Visual Question Answering (VQA)

Computer Vision

LSTM

CNN

This is my end of studies’ project about Visual Question Answering (VQA) as a student in the Information Technology and Cybersecurity Department at INSA CVL. The project implements a novel co-attention model presented by Lu et al. (2016) in Keras/Tensorflow.

Author

Van Tuan Bui

Published

April 3, 2025

sourced from Lu et al. (2016).

Overview

To correctly answer visual questions about an image, the machine needs to understand both the image and question. A model that can jointly reasons about image and question attention could improve the state-of-the-art on the VQA problem.

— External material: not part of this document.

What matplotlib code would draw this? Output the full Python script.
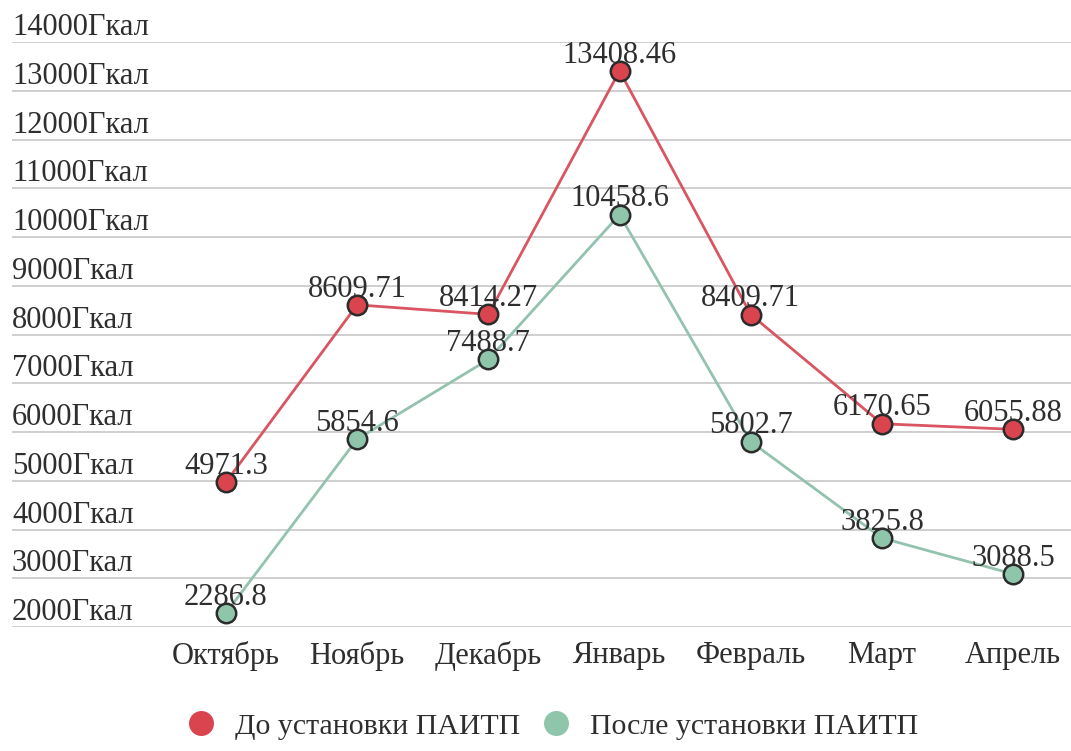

So I decided to study the paper and experienced this novel mechanism by myself. In this repository only parallel co-attention mechanism which generates image and question attention simultaneously is implemented.

Architecture

STEP 1: Extract image features from a pre-trained CNN (VGG19 is used here).
STEP 2: Compute word embedding, phrase embedding and question embedding
STEP 3: Calculate co-attended image and question features from all three levels (word, phrase, question)
STEP 4: Use a multi-layer perceptron (MLP) to recursively encode the attention features

Dataset

I evaluate the proposed model on the VQA 2 dataset. The dataset contains 443 757 training questions, 214 354 validation questions, 447 793 testing questions, and a total of 6 581 110 question-answers pairs. There are three sub-categories according to answer-types including yes/no, number, and other. Each question has 10 free-response answers. The paper uses the top 1000 most frequent answers as the possible outputs. This set of answers covers 87.36% of the train+val answers. For testing, I train the model on VQA train+val and report the test-dev and test-standard results from the VQA evaluation server like in the paper.

Results

Model	Yes/No	Number	Other	All
VGG	66.61	31.39	33.74	47.02
ResNet	69.08	34.58	38.45	50.73

Some prediction answers on the test-standard:
Example 1
Example 2
Example 3

References

Lu, Jiasen, Jianwei Yang, Dhruv Batra, and Devi Parikh. 2016. “Hierarchical Question-Image Co-Attention for Visual Question Answering.” Advances in Neural Information Processing Systems 29.